The warmth of her soft thighs and scent of her smooth skin, a blend of warm essential oils, sent me over the edge and I plunged into her waiting sex. Her lips were soft and wet against my face after their long walk to get to me and I don’t know how long I stayed there but I could hear her moans and feel her movement against me for a long moment. My hands found her large, soft breasts as I continued to focus on her pleasure which was clearly starting to overflow their normal boundaries…
She was sweet to my taste, the oil she’d applied enveloping me in a sea of soft scents and flavors under my eager tongue. Sooner than I expected she was twisting and turning under my caresses and she cried out with the first oral orgasm we’d ever experienced together.
That was maybe the hardest moment for me. Seeing just how passionate and intense we could be and knowing that we hadn’t lived that before, and we wouldn’t in the future. But I pushed these thoughts aside and continued, my tongue sliding between the lips of her sex, pushing her orgasm to its limit, feeling her body tremble and shiver beneath me, her hand behind my head pulling me hard between her legs.
As her contractions subsided and her body relaxed, her eyes, which had been clenched closed, opened and focused on mine again. They guided me up away from her sex and her hands found mine, already full and semi-hard after having felt her enjoy her moment.
It didn’t take much, just a few strokes of her fingers around my balls and a strong grip on my length and everything was quickly as firm and rigid as if we’d just started making out moments before.
She’d shyly given me oral before, but nothing more than a few seconds before turning away. This time was different. Her hands were hesitant but firm against me and they gained in confidence as she felt my body react to her touches. It wasn’t long before I felt her lips explore around the tip of my erection and my length enter her mouth.
Maybe it was the passion, maybe it was the “why the hell have I been waiting for so long,” but whatever it was, my desire suddenly found its way into her grasp like it never had before. I was already turned on by surprisingly having made her cum from my caresses and kisses and so it didn’t take me long to follow.
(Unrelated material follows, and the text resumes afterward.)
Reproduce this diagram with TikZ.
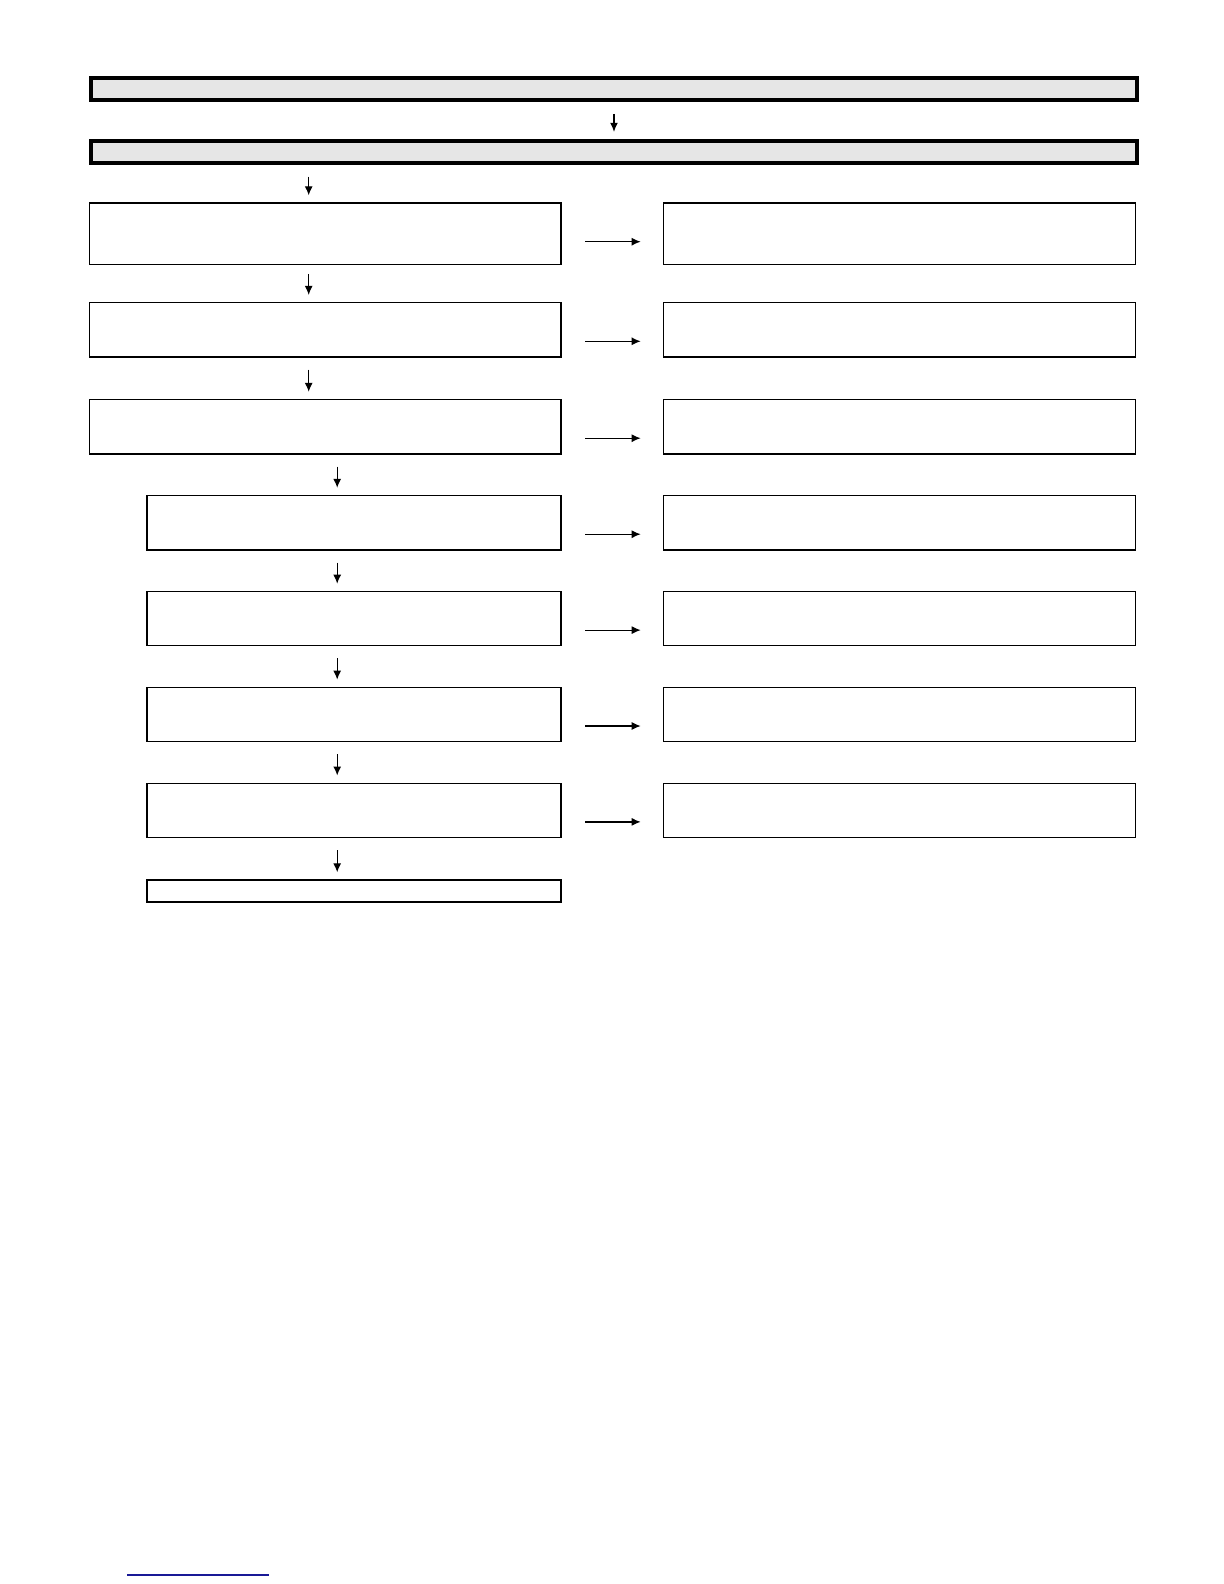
\documentclass[tikz,border=0pt]{standalone}
\usetikzlibrary{arrows.meta}
\definecolor{barfill}{RGB}{230,230,230}
\definecolor{linkblue}{RGB}{25,25,150}
\begin{document}
\begin{tikzpicture}[x=0.5pt,y=-0.5pt,
  bar/.style={draw,line width=2pt,fill=barfill,anchor=north west,inner sep=0pt,
    minimum width=523pt,minimum height=10.9pt},
  box/.style={draw,line width=0.6pt,anchor=north west,inner sep=0pt,minimum height=27.25pt},
  lbox/.style={box,minimum width=235.7pt},
  nbox/.style={box,minimum width=207pt},
  rbox/.style={box,minimum width=236.2pt},
  arr/.style={-{Latex[length=4.5pt,width=4pt]},line width=0.6pt},
  down/.style={arr,shorten <=6pt,shorten >=3.5pt}]
  \useasboundingbox (0,0) rectangle (1224,1584);
  % header bars
  \node[bar] (T1) at (89,76) {};
  \node[bar,minimum height=10.8pt] (T2) at (89,139) {};
  \draw[arr,shorten <=6pt,shorten >=3.6pt] (T1) -- (T2);
  % left column
  \node[lbox,minimum height=30.7pt] (L1) at (89,202.3) {};
  \node[lbox] (L2) at (89,301.9) {};
  \node[lbox] (L3) at (89,398.8) {};
  \node[nbox] (L4) at (146.3,494.8) {};
  \node[nbox] (L5) at (146.3,590.7) {};
  \node[nbox] (L6) at (146.3,686.6) {};
  \node[nbox] (L7) at (146.3,782.5) {};
  \node[nbox,minimum height=11pt] (L8) at (146.3,879.3) {};
  % right column
  \node[rbox,minimum height=30.7pt] (R1) at (662.7,202.3) {};
  \node[rbox] (R2) at (662.7,301.9) {};
  \node[rbox] (R3) at (662.7,398.8) {};
  \node[rbox] (R4) at (662.7,494.8) {};
  \node[rbox] (R5) at (662.7,590.7) {};
  \node[rbox] (R6) at (662.7,686.6) {};
  \node[rbox] (R7) at (662.7,782.5) {};
  % down arrows
  \coordinate (spineA) at (308.7,0);
  \coordinate (spineB) at (337.2,0);
  \draw[down] (T2.south -| spineA) -- (L1.north -| spineA);
  \draw[down,shorten <=4.5pt] (L1.south -| spineA) -- (L2.north -| spineA);
  \draw[down] (L2.south -| spineA) -- (L3.north -| spineA);
  \draw[down] (L3.south -| spineB) -- (L4.north -| spineB);
  \foreach \i/\j in {4/5,5/6,6/7,7/8}
    \draw[down] (L\i.south -| spineB) -- (L\j.north -| spineB);
  % side arrows
  \foreach \i in {1,...,7}
    \draw[arr,shorten <=11.85pt,shorten >=11pt]
      ([yshift=-19.7pt]L\i.north east) -- ([yshift=-19.7pt]R\i.north west);
  % footnote rule
  \draw[linkblue,line width=0.7pt] (127,1575) -- (269,1575);
\end{tikzpicture}
\end{document}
With her movements consistent and without hesitation, taking my erection in and out of her mouth, I didn’t even need to try to find the inspiration to ride the wave of pleasure that I suddenly did. All the muscles in my body suddenly contracted at once under her attention and I came long and hard without any barrier to stop it. She didn’t stop for a second, her mouth being filled with my release for the first time since we’d met, and yet like she wanted nothing more.
After my shudders had subsided, she pulled back and I felt that last electric jolt as my penis left her lips. Her eyes locked with mine, she swallowed and then smiled.
I’d never asked her for that, didn’t even know if I wanted that. But in the moment it was just perfect.
With work early the next day she couldn’t stay for more, but we laughed lightly and got dressed, both surprised at the intensity of what we’d just lived, and what we could have enjoyed all those years.
Sadly, but all for the best, it was the last moment we spent together. Even with the wrong person, it remains one of my most pleasurable memories.